邱三桥听到寻逸要探望父母,心里突然一紧。他下意识地垂下了眼睫,避过了自己学生的目光,不过他没把慌张失措写在脸上,而是泰然自若地朝男生点了点头。他想,这时候自己若是找借口离开的话,反而会引起寻逸的怀疑,一会儿对方去探视室看母亲的时候,他假装站在外面接电话就好了。
邱三桥他们到六院的时候已经快中午了。进电梯以后,邱三桥趁寻逸按楼层按键的这段工夫飞快地编辑了一条短信,给王来生发了过去,不一会儿对方的电话就打过来了。他站在探视室外指了指自己的手机,歉意地看了自己学生一眼,按下了接听键。
让寻逸有些意外的是,刘芳华今天安静极了,既没哭也没闹,而是十分乖巧地坐在椅子上,用一双略显空洞的眼睛直勾勾地盯着米黄色的窗帘看。
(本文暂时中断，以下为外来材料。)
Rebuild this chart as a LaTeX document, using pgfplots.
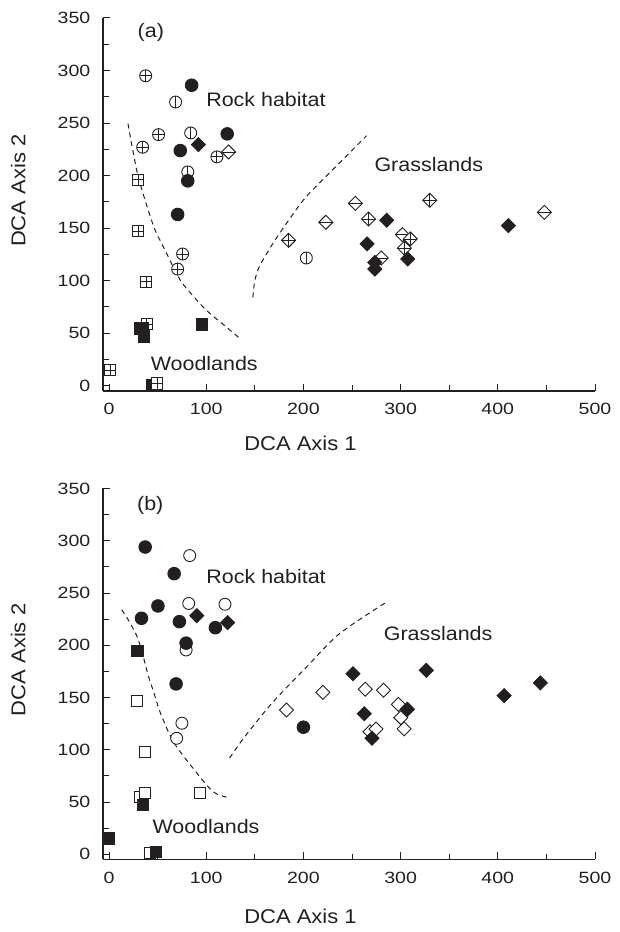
\documentclass[border=0pt]{standalone}
\usepackage{pgfplots}
\pgfplotsset{compat=1.18}
\usepackage{fontspec}
\setmainfont{Liberation Sans}[FakeStretch=1.1]
\newfontfamily\tickfont{Liberation Sans}[FakeStretch=1.2]
\definecolor{ink}{RGB}{35,31,32}

\pgfdeclareplotmark{cplus}{%
  \pgfpathcircle{\pgfpointorigin}{\pgfplotmarksize}\pgfusepathqfillstroke
  \pgfpathmoveto{\pgfqpoint{-\pgfplotmarksize}{0pt}}\pgfpathlineto{\pgfqpoint{\pgfplotmarksize}{0pt}}%
  \pgfpathmoveto{\pgfqpoint{0pt}{-\pgfplotmarksize}}\pgfpathlineto{\pgfqpoint{0pt}{\pgfplotmarksize}}%
  \pgfusepathqstroke}
\pgfdeclareplotmark{cvbar}{%
  \pgfpathcircle{\pgfpointorigin}{\pgfplotmarksize}\pgfusepathqfillstroke
  \pgfpathmoveto{\pgfqpoint{0pt}{-\pgfplotmarksize}}\pgfpathlineto{\pgfqpoint{0pt}{\pgfplotmarksize}}%
  \pgfusepathqstroke}
\pgfdeclareplotmark{circ}{%
  \pgfpathcircle{\pgfpointorigin}{\pgfplotmarksize}\pgfusepathqfillstroke}
\pgfdeclareplotmark{sq}{%
  \pgfpathrectangle{\pgfqpoint{-\pgfplotmarksize}{-\pgfplotmarksize}}{\pgfqpoint{2\pgfplotmarksize}{2\pgfplotmarksize}}\pgfusepathqfillstroke}
\pgfdeclareplotmark{sqplus}{%
  \pgfpathrectangle{\pgfqpoint{-\pgfplotmarksize}{-\pgfplotmarksize}}{\pgfqpoint{2\pgfplotmarksize}{2\pgfplotmarksize}}\pgfusepathqfillstroke
  \pgfpathmoveto{\pgfqpoint{-\pgfplotmarksize}{0pt}}\pgfpathlineto{\pgfqpoint{\pgfplotmarksize}{0pt}}%
  \pgfpathmoveto{\pgfqpoint{0pt}{-\pgfplotmarksize}}\pgfpathlineto{\pgfqpoint{0pt}{\pgfplotmarksize}}%
  \pgfusepathqstroke}
\pgfdeclareplotmark{dmd}{%
  \pgfpathmoveto{\pgfqpoint{0pt}{\pgfplotmarksize}}\pgfpathlineto{\pgfqpoint{\pgfplotmarksize}{0pt}}%
  \pgfpathlineto{\pgfqpoint{0pt}{-\pgfplotmarksize}}\pgfpathlineto{\pgfqpoint{-\pgfplotmarksize}{0pt}}%
  \pgfpathclose\pgfusepathqfillstroke}
\pgfdeclareplotmark{dplus}{%
  \pgfpathmoveto{\pgfqpoint{0pt}{\pgfplotmarksize}}\pgfpathlineto{\pgfqpoint{\pgfplotmarksize}{0pt}}%
  \pgfpathlineto{\pgfqpoint{0pt}{-\pgfplotmarksize}}\pgfpathlineto{\pgfqpoint{-\pgfplotmarksize}{0pt}}%
  \pgfpathclose\pgfusepathqfillstroke
  \pgfpathmoveto{\pgfqpoint{-\pgfplotmarksize}{0pt}}\pgfpathlineto{\pgfqpoint{\pgfplotmarksize}{0pt}}%
  \pgfpathmoveto{\pgfqpoint{0pt}{-\pgfplotmarksize}}\pgfpathlineto{\pgfqpoint{0pt}{\pgfplotmarksize}}%
  \pgfusepathqstroke}
\pgfdeclareplotmark{dhbar}{%
  \pgfpathmoveto{\pgfqpoint{0pt}{\pgfplotmarksize}}\pgfpathlineto{\pgfqpoint{\pgfplotmarksize}{0pt}}%
  \pgfpathlineto{\pgfqpoint{0pt}{-\pgfplotmarksize}}\pgfpathlineto{\pgfqpoint{-\pgfplotmarksize}{0pt}}%
  \pgfpathclose\pgfusepathqfillstroke
  \pgfpathmoveto{\pgfqpoint{-\pgfplotmarksize}{0pt}}\pgfpathlineto{\pgfqpoint{\pgfplotmarksize}{0pt}}%
  \pgfusepathqstroke}

\tikzset{ann/.style={font=\fontsize{19.5}{22}\selectfont, text=ink}}
\pgfplotsset{
  dca/.style={
    width=492pt, scale only axis,
    xmin=-6.2, xmax=500, ymin=-5, ymax=350,
    axis x line=bottom, axis y line=left,
    axis line style={ink, line width=1.1pt, -},
    every outer x axis line/.append style={-},
    every outer y axis line/.append style={-},
    tick align=inside,
    major tick length=7pt, minor tick length=5.5pt,
    tick style={ink, line width=1pt},
    xtick={0,100,...,500}, ytick={0,50,...,350},
    minor x tick num=1, minor y tick num=1,
    /pgf/number format/assume math mode=true,
    ticklabel style={font=\tickfont\fontsize{16.3}{18}\selectfont, text=ink},
    xticklabel style={inner sep=0pt, yshift=-12pt},
    yticklabel style={inner sep=0pt, xshift=-12.5pt},
    label style={font=\fontsize{20}{22}\selectfont, text=ink},
    xlabel={DCA Axis 1}, ylabel={DCA Axis 2},
    clip=false,
  },
  bnd/.style={ink, line width=1pt, dash pattern=on 5pt off 4pt, smooth, no markers},
  openm/.style={only marks, mark options={draw=ink, fill=white, line width=0.9pt}},
  fillm/.style={only marks, mark options={draw=ink, fill=ink, line width=0.9pt}},
}

\begin{document}
\begin{tikzpicture}
\path[use as bounding box] (0,0) rectangle (619pt,932pt);

% ---------------- Panel (a)
\begin{axis}[dca, height=373pt, at={(103pt,541pt)}, anchor=south west,
  xlabel style={at={(axis description cs:0.4014,-0.1415)}, anchor=center},
  ylabel style={at={(axis description cs:-0.1725,0.537)}, anchor=center}]
\addplot[bnd] coordinates {(19.5,249.5) (24.3,224.8) (30,199) (38,174) (47,149) (56,132) (73,101) (87,85) (100,72) (114,61) (136,44)};
\addplot[bnd] coordinates {(148,84) (150,100) (155,114) (169,136) (186,159) (203,180) (237,212) (265,238)};
% squares
\addplot[openm, mark=sqplus, mark size=5.6pt] coordinates {(30,196) (30,147) (38,99) (38.7,58.7) (1,15)};
\addplot[fillm, mark=sq, mark size=5.7pt] coordinates {(32,54.5) (34.6,55) (36,47) (95.6,58.4) (44,0.6)};
\addplot[openm, mark=sqplus, mark size=5.6pt] coordinates {(49.7,2.2)};
% circles
\addplot[openm, mark=cplus, mark size=6pt] coordinates {(37.7,295) (51,239) (34.6,227) (111,217.8) (75.7,125.4) (70.6,111)};
\addplot[openm, mark=cvbar, mark size=6pt] coordinates {(68.5,270) (84,240.6) (81,203.5) (203,121.6)};
\addplot[fillm, mark=circ, mark size=6.3pt] coordinates {(85,286) (121.6,239.7) (73.3,223.8) (81,195) (70.6,163)};
% diamonds
\addplot[openm, mark=dhbar, mark size=7pt] coordinates {(123,222.5) (223,155.5) (253.5,173.6) (280,121.6) (301.8,143.8) (447.8,165)};
\addplot[openm, mark=dplus, mark size=7pt] coordinates {(184.7,138.4) (267,158.7) (310,139.7) (303.8,131) (330,176.5)};
\addplot[fillm, mark=dmd, mark size=7pt] coordinates {(92,229.5) (285.7,157.5) (265.5,135) (273.4,117.4) (273.4,111) (307.3,120.6) (410.8,152.4)};
\node[ann] at (axis cs:43,335.8) {(a)};
\node[ann] at (axis cs:161.4,272) {Rock habitat};
\node[ann] at (axis cs:329,210.5) {Grasslands};
\node[ann] at (axis cs:98,21.6) {Woodlands};
\end{axis}

% ---------------- Panel (b)
\begin{axis}[dca, height=371pt, at={(103pt,72.5pt)}, anchor=south west,
  xlabel style={at={(axis description cs:0.4014,-0.152)}, anchor=center},
  ylabel style={at={(axis description cs:-0.1725,0.538)}, anchor=center}]
\addplot[bnd] coordinates {(13,234) (20,224) (29,208) (35,190) (40,172) (46,155) (53,135) (66,108) (85,84) (107,60) (124,54)};
\addplot[bnd] coordinates {(124,92) (140,113) (169,146) (203,179) (237,211) (285,241)};
% squares
\addplot[openm, mark=sq, mark size=5.6pt] coordinates {(28.7,147) (36.9,98.2) (32,54.5) (36.9,58.4) (93.6,58.4) (42.4,1.5)};
\addplot[fillm, mark=sq, mark size=5.7pt] coordinates {(29.4,194.8) (34.9,47.2) (0,15.3) (48.2,2.5)};
% circles
\addplot[openm, mark=circ, mark size=6pt] coordinates {(83,285.8) (82,240) (119.3,239.2) (79.3,195.5) (75,125.4) (69.6,111)};
\addplot[fillm, mark=circ, mark size=6.3pt] coordinates {(37.2,294) (67,268.5) (50.3,237.6) (33.4,225.8) (72.4,222.6) (109.4,216.8) (79.3,202) (69,163) (200,121.6)};
% diamonds
\addplot[openm, mark=dmd, mark size=7pt] coordinates {(182.6,138) (220,155) (263.6,157.9) (282.4,157) (268.5,117.3) (274.6,119.9) (297.7,143.5) (300.2,130.7) (303.6,120)};
\addplot[fillm, mark=dmd, mark size=7pt] coordinates {(90.3,228.3) (122,221.6) (251,172.8) (262.6,134.5) (270.6,111) (307,138.8) (326.4,176) (406.5,151.8) (443.7,164)};
\node[ann] at (axis cs:42.4,334) {(b)};
\node[ann] at (axis cs:161.6,265.6) {Rock habitat};
\node[ann] at (axis cs:338.6,211.5) {Grasslands};
\node[ann] at (axis cs:99.8,26.4) {Woodlands};
\end{axis}
\end{tikzpicture}
\end{document}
在寻逸的引导和哄劝下,女人艰难地说了一句“当时我和我老公是在一起的,同一艘救生艇”,后来无论男生说什么,她再没开口说过半句话。
一直在外面等待的邱三桥见寻逸皱着眉头从房间里出来,上前一步,轻声问:“小寻,怎么了,刘老师的情况不好?”
寻逸摇了摇头,和门外的护士说了几句话。一切安排妥当以后,他和邱三桥一起进了电梯。电梯里空空的,只有他们两个人,寻逸盯着电梯门说:“上次我来医院看妈妈的时候,她说事故发生的时候有五个男人跟她和爸爸坐在一艘救生艇上,其中一个男的姓戴。她说完这些就睡过去了,之后我又问过她好几次,她都没有回答。”